**Your goal:** Up to and including the line with "traditional = [2.1, 2.0, 1.8, 1.7, 1.6, 1.4, 1.7, 1.9, 1.9]", write out the listing from its first line, minus the pictures.

**Given material:**
^^^^^^^^

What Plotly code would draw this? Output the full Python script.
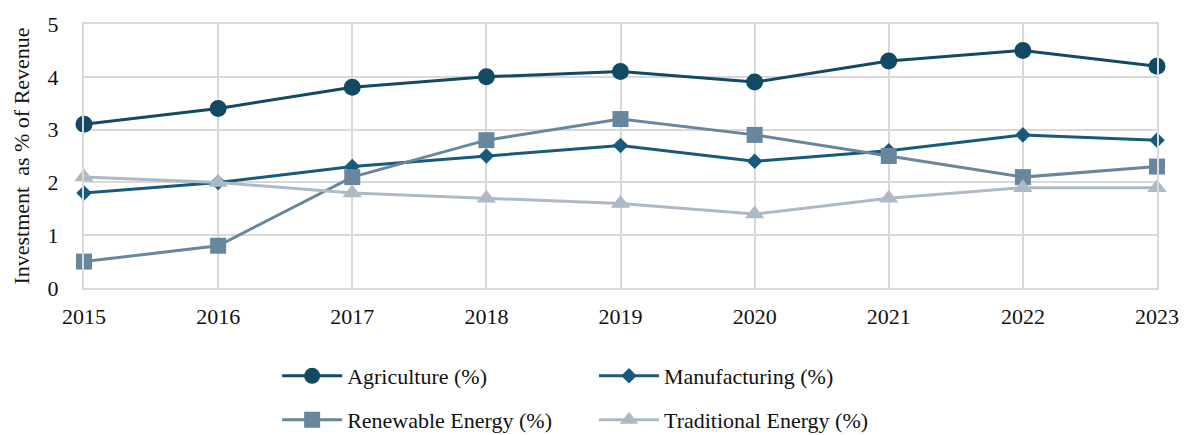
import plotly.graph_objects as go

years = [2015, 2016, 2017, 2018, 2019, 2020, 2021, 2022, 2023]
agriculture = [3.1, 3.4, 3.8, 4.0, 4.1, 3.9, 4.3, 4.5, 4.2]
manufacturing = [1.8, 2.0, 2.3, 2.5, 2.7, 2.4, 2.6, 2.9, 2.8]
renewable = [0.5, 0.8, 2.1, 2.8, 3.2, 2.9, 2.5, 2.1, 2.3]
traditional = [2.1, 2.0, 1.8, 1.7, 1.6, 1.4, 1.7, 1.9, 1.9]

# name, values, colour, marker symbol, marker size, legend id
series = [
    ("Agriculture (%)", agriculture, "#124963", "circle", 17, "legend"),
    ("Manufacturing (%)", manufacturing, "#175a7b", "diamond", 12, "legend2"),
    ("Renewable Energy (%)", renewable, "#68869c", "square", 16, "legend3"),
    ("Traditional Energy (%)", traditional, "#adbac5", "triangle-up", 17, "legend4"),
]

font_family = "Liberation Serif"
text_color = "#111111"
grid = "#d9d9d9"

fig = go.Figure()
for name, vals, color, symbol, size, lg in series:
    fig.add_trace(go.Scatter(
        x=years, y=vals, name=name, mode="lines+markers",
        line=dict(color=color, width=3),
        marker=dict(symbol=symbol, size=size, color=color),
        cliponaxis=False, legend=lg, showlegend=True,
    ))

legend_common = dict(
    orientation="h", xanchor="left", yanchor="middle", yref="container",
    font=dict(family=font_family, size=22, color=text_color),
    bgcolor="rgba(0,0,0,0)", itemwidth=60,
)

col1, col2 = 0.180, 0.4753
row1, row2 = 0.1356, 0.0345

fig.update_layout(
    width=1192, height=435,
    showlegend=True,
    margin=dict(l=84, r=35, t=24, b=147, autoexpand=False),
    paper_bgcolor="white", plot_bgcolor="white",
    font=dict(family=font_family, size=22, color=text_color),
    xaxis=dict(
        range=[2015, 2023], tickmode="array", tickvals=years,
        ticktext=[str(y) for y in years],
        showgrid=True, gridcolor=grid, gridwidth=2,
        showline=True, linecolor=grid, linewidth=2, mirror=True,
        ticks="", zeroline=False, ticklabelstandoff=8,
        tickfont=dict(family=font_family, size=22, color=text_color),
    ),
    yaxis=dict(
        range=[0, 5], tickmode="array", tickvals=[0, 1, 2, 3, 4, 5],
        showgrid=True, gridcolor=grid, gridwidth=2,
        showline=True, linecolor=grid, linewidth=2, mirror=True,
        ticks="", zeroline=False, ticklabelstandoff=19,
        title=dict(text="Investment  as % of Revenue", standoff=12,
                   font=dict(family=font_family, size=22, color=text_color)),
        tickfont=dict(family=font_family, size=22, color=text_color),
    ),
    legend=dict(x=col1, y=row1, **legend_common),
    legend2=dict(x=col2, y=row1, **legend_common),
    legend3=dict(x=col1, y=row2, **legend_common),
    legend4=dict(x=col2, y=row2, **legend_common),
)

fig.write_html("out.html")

^^^^^^^^

**Solution for this problem:**
What Plotly code would draw this? Output the full Python script.
import plotly.graph_objects as go

years = [2015, 2016, 2017, 2018, 2019, 2020, 2021, 2022, 2023]
agriculture = [3.1, 3.4, 3.8, 4.0, 4.1, 3.9, 4.3, 4.5, 4.2]
manufacturing = [1.8, 2.0, 2.3, 2.5, 2.7, 2.4, 2.6, 2.9, 2.8]
renewable = [0.5, 0.8, 2.1, 2.8, 3.2, 2.9, 2.5, 2.1, 2.3]
traditional = [2.1, 2.0, 1.8, 1.7, 1.6, 1.4, 1.7, 1.9, 1.9]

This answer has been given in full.